Given problem:
The listing below begins with the first line you should copy; stop after the line containing "return 1 - y / H", and drop every picture.

Supplied information:
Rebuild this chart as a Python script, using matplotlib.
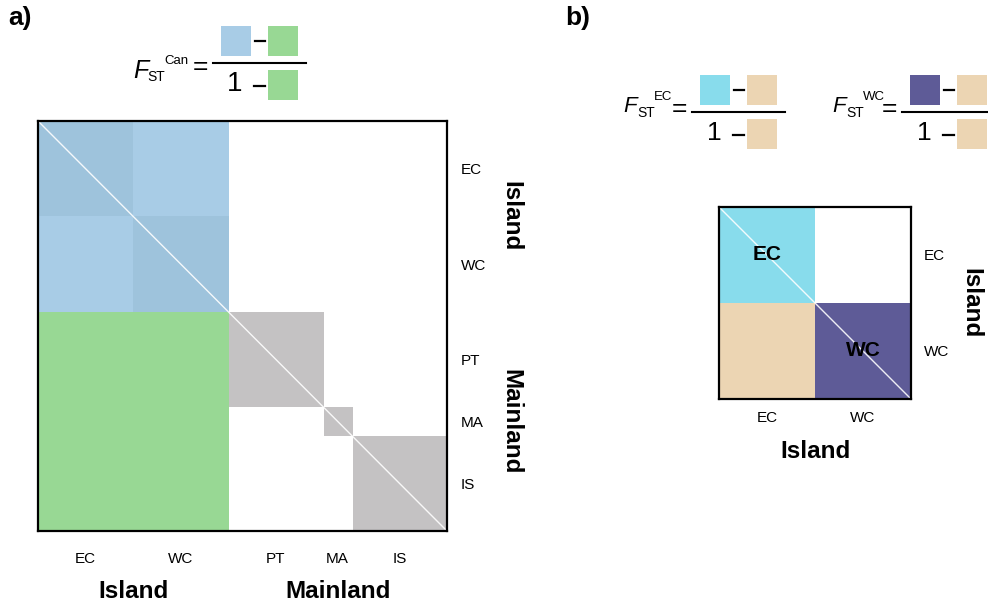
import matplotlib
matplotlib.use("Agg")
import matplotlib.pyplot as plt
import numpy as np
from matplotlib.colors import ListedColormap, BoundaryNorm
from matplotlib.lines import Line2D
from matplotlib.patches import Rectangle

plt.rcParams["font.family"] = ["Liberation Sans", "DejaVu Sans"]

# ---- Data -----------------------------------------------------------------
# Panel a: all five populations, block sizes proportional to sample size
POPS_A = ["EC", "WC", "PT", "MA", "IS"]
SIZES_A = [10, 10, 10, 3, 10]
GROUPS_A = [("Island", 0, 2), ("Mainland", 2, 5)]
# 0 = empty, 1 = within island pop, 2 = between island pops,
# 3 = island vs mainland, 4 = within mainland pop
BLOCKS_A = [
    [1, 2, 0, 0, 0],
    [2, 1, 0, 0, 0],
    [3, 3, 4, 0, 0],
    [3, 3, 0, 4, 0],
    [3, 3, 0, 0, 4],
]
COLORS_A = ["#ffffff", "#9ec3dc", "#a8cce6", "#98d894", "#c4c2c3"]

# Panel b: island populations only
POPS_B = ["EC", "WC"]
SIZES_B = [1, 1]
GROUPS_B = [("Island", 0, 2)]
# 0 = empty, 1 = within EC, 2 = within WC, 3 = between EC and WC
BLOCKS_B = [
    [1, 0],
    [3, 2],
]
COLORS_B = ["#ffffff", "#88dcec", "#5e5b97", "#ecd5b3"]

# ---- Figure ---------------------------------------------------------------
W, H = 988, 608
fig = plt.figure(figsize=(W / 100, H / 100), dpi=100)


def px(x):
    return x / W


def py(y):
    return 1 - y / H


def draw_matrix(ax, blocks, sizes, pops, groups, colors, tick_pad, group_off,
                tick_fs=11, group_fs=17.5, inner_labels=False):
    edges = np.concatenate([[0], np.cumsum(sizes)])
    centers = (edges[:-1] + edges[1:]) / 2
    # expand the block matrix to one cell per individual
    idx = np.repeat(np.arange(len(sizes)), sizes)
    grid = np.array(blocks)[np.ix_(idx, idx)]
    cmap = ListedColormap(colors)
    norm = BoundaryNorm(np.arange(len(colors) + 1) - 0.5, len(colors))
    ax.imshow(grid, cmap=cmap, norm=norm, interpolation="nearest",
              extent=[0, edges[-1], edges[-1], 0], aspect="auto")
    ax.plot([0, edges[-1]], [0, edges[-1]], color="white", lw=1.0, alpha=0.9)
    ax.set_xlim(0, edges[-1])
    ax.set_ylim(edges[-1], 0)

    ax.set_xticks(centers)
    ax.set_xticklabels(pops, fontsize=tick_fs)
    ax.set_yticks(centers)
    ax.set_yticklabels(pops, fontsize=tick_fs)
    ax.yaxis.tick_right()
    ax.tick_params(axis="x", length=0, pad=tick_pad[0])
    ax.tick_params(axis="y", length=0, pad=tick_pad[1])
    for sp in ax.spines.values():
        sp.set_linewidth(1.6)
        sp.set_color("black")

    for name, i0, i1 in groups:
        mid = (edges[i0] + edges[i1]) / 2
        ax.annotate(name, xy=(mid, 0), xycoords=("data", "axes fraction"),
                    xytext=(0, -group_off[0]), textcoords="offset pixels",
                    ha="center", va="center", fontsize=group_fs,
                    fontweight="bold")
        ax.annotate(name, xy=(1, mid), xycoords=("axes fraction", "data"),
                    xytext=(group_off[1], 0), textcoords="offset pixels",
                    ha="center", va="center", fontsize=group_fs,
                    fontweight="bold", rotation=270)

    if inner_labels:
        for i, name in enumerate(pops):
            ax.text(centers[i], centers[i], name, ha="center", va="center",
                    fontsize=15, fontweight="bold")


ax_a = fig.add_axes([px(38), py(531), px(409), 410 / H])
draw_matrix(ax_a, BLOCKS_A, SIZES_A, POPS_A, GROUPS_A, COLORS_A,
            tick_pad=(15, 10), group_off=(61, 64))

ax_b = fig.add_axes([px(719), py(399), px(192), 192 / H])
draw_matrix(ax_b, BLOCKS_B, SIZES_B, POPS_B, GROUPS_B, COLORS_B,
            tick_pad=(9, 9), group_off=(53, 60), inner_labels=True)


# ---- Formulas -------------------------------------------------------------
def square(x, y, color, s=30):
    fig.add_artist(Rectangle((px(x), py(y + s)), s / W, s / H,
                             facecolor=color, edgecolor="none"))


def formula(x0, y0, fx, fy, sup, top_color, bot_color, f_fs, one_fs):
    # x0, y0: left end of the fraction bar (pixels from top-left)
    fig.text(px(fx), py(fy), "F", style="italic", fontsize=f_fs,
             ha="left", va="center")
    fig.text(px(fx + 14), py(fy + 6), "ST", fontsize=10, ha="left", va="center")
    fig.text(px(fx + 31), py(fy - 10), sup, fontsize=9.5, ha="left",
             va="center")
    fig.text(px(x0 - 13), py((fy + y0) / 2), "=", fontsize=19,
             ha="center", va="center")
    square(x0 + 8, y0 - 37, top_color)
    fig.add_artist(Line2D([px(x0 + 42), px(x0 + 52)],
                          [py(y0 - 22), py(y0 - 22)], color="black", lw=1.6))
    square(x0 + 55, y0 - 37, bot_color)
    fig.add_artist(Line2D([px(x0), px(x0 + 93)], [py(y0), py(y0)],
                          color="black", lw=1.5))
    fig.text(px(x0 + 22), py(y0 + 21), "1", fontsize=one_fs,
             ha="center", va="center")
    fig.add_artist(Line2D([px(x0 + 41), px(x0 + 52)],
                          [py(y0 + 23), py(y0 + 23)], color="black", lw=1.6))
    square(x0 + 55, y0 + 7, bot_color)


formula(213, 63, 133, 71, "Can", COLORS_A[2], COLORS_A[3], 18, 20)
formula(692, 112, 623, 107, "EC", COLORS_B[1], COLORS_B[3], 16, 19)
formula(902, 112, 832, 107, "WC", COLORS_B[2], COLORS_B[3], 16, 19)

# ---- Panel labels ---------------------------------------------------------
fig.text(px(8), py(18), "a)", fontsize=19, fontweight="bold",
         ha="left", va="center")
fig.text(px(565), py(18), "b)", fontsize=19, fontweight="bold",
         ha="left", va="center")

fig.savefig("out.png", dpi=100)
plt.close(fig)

Expected output:
Rebuild this chart as a Python script, using matplotlib.
import matplotlib
matplotlib.use("Agg")
import matplotlib.pyplot as plt
import numpy as np
from matplotlib.colors import ListedColormap, BoundaryNorm
from matplotlib.lines import Line2D
from matplotlib.patches import Rectangle

plt.rcParams["font.family"] = ["Liberation Sans", "DejaVu Sans"]

# ---- Data -----------------------------------------------------------------
# Panel a: all five populations, block sizes proportional to sample size
POPS_A = ["EC", "WC", "PT", "MA", "IS"]
SIZES_A = [10, 10, 10, 3, 10]
GROUPS_A = [("Island", 0, 2), ("Mainland", 2, 5)]
# 0 = empty, 1 = within island pop, 2 = between island pops,
# 3 = island vs mainland, 4 = within mainland pop
BLOCKS_A = [
    [1, 2, 0, 0, 0],
    [2, 1, 0, 0, 0],
    [3, 3, 4, 0, 0],
    [3, 3, 0, 4, 0],
    [3, 3, 0, 0, 4],
]
COLORS_A = ["#ffffff", "#9ec3dc", "#a8cce6", "#98d894", "#c4c2c3"]

# Panel b: island populations only
POPS_B = ["EC", "WC"]
SIZES_B = [1, 1]
GROUPS_B = [("Island", 0, 2)]
# 0 = empty, 1 = within EC, 2 = within WC, 3 = between EC and WC
BLOCKS_B = [
    [1, 0],
    [3, 2],
]
COLORS_B = ["#ffffff", "#88dcec", "#5e5b97", "#ecd5b3"]

# ---- Figure ---------------------------------------------------------------
W, H = 988, 608
fig = plt.figure(figsize=(W / 100, H / 100), dpi=100)


def px(x):
    return x / W


def py(y):
    return 1 - y / H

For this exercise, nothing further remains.